The statement prohibits enterprises and individuals from setting up
such banks for profit. The ministry has given authorization to only
seven provincial-level health departments in the country.
It
has been reported that saving cord blood is a form of life
insurance, as cord blood has abundant stem cells which can produce
red and white cells as well as blood platelets. The latter are
invaluable for the treatment of some leukemias and cancer.

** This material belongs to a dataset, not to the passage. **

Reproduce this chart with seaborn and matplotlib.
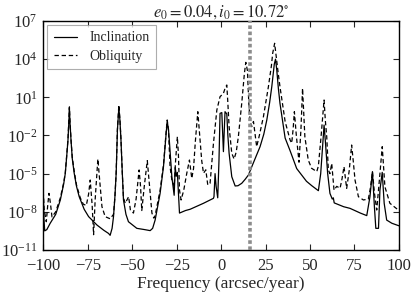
import numpy as np
import pandas as pd
import matplotlib
matplotlib.use("Agg")
import matplotlib.pyplot as plt
import seaborn as sns
from matplotlib.ticker import FixedLocator, LogFormatterSciNotation, NullLocator

# ---- data (frequency in arcsec/year, power as log10 exponent) ----
incl_freq = [-100, -99.6, -99.2, -98, -96.1, -93, -90.4, -88.5, -87.6, -86.8, -86.1, -85.6, -85.3, -85.0,
             -84.4, -83.7, -82.6, -81.3, -79.8, -77, -74.5, -69.8, -66, -63.3, -62.4, -61.3, -60.5, -59.7,
             -59.0, -58.3, -57.5, -56.9, -56.3, -55.6, -54.9, -53.5, -52.1, -47.4, -43, -39.9, -38.5, -37.1,
             -34.3, -32.4, -30.9, -30.3, -29.6, -29.0, -27.7, -26.4, -25.8, -25.2, -24.6, -24.0, -23.4, -20,
             -17.4, -9.9, -4.3, -4.0, -3.4, -2.8, -1.9, -1.2, -0.6, 0.4, 1.3, 2.2, 3.2, 3.8, 4.5, 6.0, 7.9,
             9.5, 11.6, 13.5, 15.4, 18, 21.9, 24, 25.7, 27.3, 28.5, 29.9, 30.6, 31.3, 32.2, 33.1, 36, 38.8,
             42.5, 48, 51, 54.7, 56.0, 57.0, 57.9, 58.6, 59.9, 61.2, 62.5, 63.1, 63.6, 68.9, 72.5, 78.3, 81.9,
             83.7, 85.1, 86.2, 87.0, 88.5, 89.3, 90.6, 91.7, 93.1, 96, 100]
incl_exp = [-6.4, -8.6, -9.5, -9.4, -8.9, -8.2, -7.07, -5.8, -4.97, -3.6, -2.36, -0.9, 0.15, -0.9,
            -2.36, -3.8, -4.97, -6.0, -6.81, -7.8, -8.38, -9.04, -9.45, -9.7, -9.85, -9.3, -8.38, -6.8,
            -4.97, -1.57, 0.2, -0.8, -2.36, -4.8, -7.07, -8.2, -8.78, -9.3, -9.4, -9.48, -9.3, -8.65,
            -6.55, -4.45, -1.83, -0.9, -1.5, -2.62, -5.24, -6.7, -4.5, -5.2, -4.9, -6.5, -8.1, -7.9,
            -7.8, -7.33, -6.94, -6.8, -5.0, -6.0, -6.9, -4.0, -0.26, -0.2, -3.27, -0.13, -0.3, -2.0, -3.4,
            -5.24, -5.97, -5.95, -5.76, -5.45, -5.1, -4.2, -2.88, -1.9, -0.78, 0.6, 1.84, 3.6, 4.0, 3.15,
            1.7, 0.53, -2.2, -3.2, -4.6, -5.6, -5.95, -6.34, -5.0, -3.0, -1.18, -2.4, -4.97, -6.55, -7.0,
            -6.9, -7.3, -7.6, -7.73, -8.1, -8.3, -6.81, -4.84, -7.6, -9.3, -9.3, -6.3, -4.9, -7.33, -8.65,
            -8.9, -9.1]

obl_freq = [-100, -99.5, -98.3, -97.5, -96.8, -96.0, -95.1, -93, -90.4, -88.5, -87.6, -86.8, -86.1, -85.6,
            -85.3, -85.0, -84.4, -83.7, -82.6, -81.3, -79.2, -77.5, -75.8, -74.5, -73.6, -72.5, -71.7, -70.8,
            -69.3, -68.3, -67.0, -65.2, -62.4, -60.5, -59.7, -59.0, -58.3, -57.5, -56.9, -56.3, -55.6, -54.9,
            -53.9, -52.0, -51.0, -49.3, -47.8, -46.1, -45.3, -44.6, -43.2, -41.5, -40.2, -38.9, -37.8, -37.1,
            -34.3, -32.4, -30.9, -30.3, -29.6, -28.7, -27.7, -26.4, -25.6, -24.6, -24.0, -23.4, -22.5, -21.0,
            -19.3, -17.8, -16.5, -15.5, -14.5, -13.1, -12.3, -10.9, -9.9, -8.6, -7.5, -6.2, -4.3, -2.4, -0.6,
            1.3, 2.2, 3.2, 3.7, 4.5, 6.0, 7.3, 8.5, 9.7, 11.6, 13.1, 13.9, 14.8, 15.6, 16.3, 17.2, 18.2, 19.2,
            20.0, 21.5, 23.8, 26.6, 28.3, 29.0, 30.1, 31.2, 32.1, 33.1, 36.0, 38.8, 39.7, 40.5, 41.2, 42.3,
            43.8, 44.9, 45.8, 46.4, 47.1, 49.0, 50.9, 53.8, 54.7, 56.2, 57.9, 58.6, 59.4, 60.3, 61.2, 62.2,
            63.5, 65.0, 66.9, 68.0, 69.1, 70.6, 72.0, 73.4, 74.3, 75.3, 77.2, 80.0, 82.8, 84.1, 85.1, 86.2,
            87.5, 89.0, 90.6, 91.3, 92.1, 94.9, 99.6, 100]
obl_exp = [-6.4, -7.8, -8.78, -7.5, -6.55, -7.3, -8.4, -8.0, -6.9, -5.7, -4.9, -3.5, -2.3, -0.8,
           0.25, -0.8, -2.3, -3.7, -4.8, -5.9, -6.9, -7.4, -7.5, -6.6, -5.5, -7.5, -9.8, -7.0,
           -3.85, -5.5, -7.6, -8.38, -8.55, -8.2, -6.8, -4.9, -1.5, 0.4, -0.7, -2.3, -4.8, -6.9,
           -7.33, -6.81, -7.86, -8.1, -7.0, -4.71, -6.0, -7.9, -6.0, -3.98, -6.0, -8.1, -8.5, -8.3,
           -6.3, -4.3, -1.7, -0.78, -1.6, -4.45, -5.5, -6.03, -4.0, -2.1, -3.5, -6.29, -7.07, -6.3,
           -4.97, -3.93, -5.37, -4.6, -2.5, -0.13, -1.5, -3.98, -4.97, -4.7, -5.89, -5.75, -2.62, 0.0, 1.05,
           1.31, 1.7, 1.97, 0.8, -1.31, -3.4, -3.85, -3.3, -2.1, 0.53, 2.89, 3.75, 3.1, 0.5, -0.9, -1.3, -0.9, -2.0,
           -2.88, -2.0, -0.52, 1.84, 3.5, 4.46, 5.25, 3.93, 2.9, 1.84, -0.9, -2.36, -2.6, -1.5, -0.13, -2.0,
           -4.1, -1.5, 1.71, 0.0, -2.1, -3.93, -4.58, -4.84, -4.4, -2.1, 0.79, -0.8, -2.1, -4.71, -5.0, -4.2,
           -6.3, -6.0, -6.15, -5.4, -4.45, -6.16, -4.8, -2.75, -4.0, -5.5, -6.81, -7.07, -7.0, -6.0, -4.84, -6.5,
           -7.86, -5.5, -2.88, -4.3, -6.03, -7.33, -7.86, -7.9]

marker_freq = 16.0
ytick_exps = [-11, -8, -5, -2, 1, 4, 7]
title = r"$e_0 = 0.04, i_0 = 10.72^{\circ}$"

# ---- style ----
sns.set_style("ticks")
plt.rcParams.update({
    "font.family": ["Liberation Serif", "DejaVu Serif"],
    "mathtext.fontset": "stix",
    "xtick.direction": "in",
    "ytick.direction": "in",
    "xtick.top": True,
    "ytick.right": True,
    "axes.edgecolor": "black",
    "axes.linewidth": 1.0,
})

df_i = pd.DataFrame({"freq": incl_freq, "power": 10.0 ** np.array(incl_exp)})
df_o = pd.DataFrame({"freq": obl_freq, "power": 10.0 ** np.array(obl_exp)})

DASH = (0, (3.5, 2.2))

fig, ax = plt.subplots(figsize=(4.16, 2.92), dpi=100)
fig.subplots_adjust(left=0.104, right=0.959, top=0.928, bottom=0.144)

sns.lineplot(data=df_i, x="freq", y="power", ax=ax, color="black", linewidth=0.9,
             label="Inclination", estimator=None, sort=False)
sns.lineplot(data=df_o, x="freq", y="power", ax=ax, color="black", linewidth=0.9,
             label="Obliquity", estimator=None, sort=False)
ax.lines[-1].set_linestyle(DASH)
ax.axvline(marker_freq, color="0.55", linestyle=(0, (1, 0.7)), linewidth=2.6, zorder=3)

ax.set_yscale("log")
ax.set_xlim(-100, 100)
ax.set_ylim(1e-11, 1e7)
ax.yaxis.set_major_locator(FixedLocator([10.0 ** e for e in ytick_exps]))
ax.yaxis.set_major_formatter(LogFormatterSciNotation())
ax.yaxis.set_minor_locator(NullLocator())
ax.set_xticks([-100, -75, -50, -25, 0, 25, 50, 75, 100])
ax.tick_params(labelsize=12, length=4, width=0.8)
ax.tick_params(axis="x", pad=6)
ax.tick_params(axis="y", pad=4)
ax.set_xlabel("Frequency (arcsec/year)", fontsize=12.5, labelpad=1)
ax.set_ylabel("")
ax.set_title(title, fontsize=12, pad=3)

leg = ax.legend(loc="upper left", fontsize=10, frameon=True, fancybox=False,
                edgecolor="0.6", handlelength=1.7, handletextpad=0.9, borderpad=0.45,
                labelspacing=0.4, borderaxespad=0.3)
leg.get_frame().set_linewidth(0.8)
for h in leg.get_lines():
    h.set_color("black")
leg.get_lines()[0].set_linestyle("-")
leg.get_lines()[1].set_linestyle(DASH)

fig.savefig("out.png", dpi=100)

Experts estimated four out of 100,000 people develop a blood
disease in their lifetime. A patient is less likely to suffer from
rejection during a blood transfusion if his own cord blood is used.
An
enterprise in Tianjin, a neighboring city of Beijing, aims to have
500,000 samples in its blood bank.
Several academicians with the Chinese Academy of Sciences have
raised doubts about the so-called "life banks" because of the
feasibility and cost.
Tang Peixuan, Vice Director of China Experimental Blood Society,
says, "Babies with congenital diseases are likely to have latent
morbid cells in their cord blood, which will cause diseases after
being implanted into a patient's body."
Li
Guishan, an expert with a blood research center affiliated to China
Medical Academy, says, "The amount of a baby's cord blood varies
from 60 to 100 milliliters. This small quantity is enough for a
child weighing 20 to 40 kg, but an adult would need twice that
amount. And we haven't been able to increase cord blood amount with
our present technology."
Experts also say costs for keeping blood samples are too expensive
for an ordinary family to bear, when an annual maintenance fee of
over 500 yuan (US$ 60.6)is necessary as well as an initial payment
of 5,000 yuan (US$ 606).
Han Zhongchao, one of the Tianjin cord blood bank initiators, said
that only healthy stem cells will be accepted and cells with
deficiencies could be modified with the development of genetic
technology.
It
is estimated that China has over 10,000 cord blood samples,
representing one seventh of those in the world. Possessing close to
6,000 samples of cord blood, a center in east China's Shandong
province, is the largest of its kind.
The Shandong cord blood bank has attracted many customers from
Shandong and outside areas since last December. A father from
Henan, a province close to Shandong, has delivered his baby's cord
blood to the blood bank immediately after the infant's birth.
Sources from the Shandong bank say only 35 blood samples have been
used in blood disease treatment, worldwide the figure is 1,200.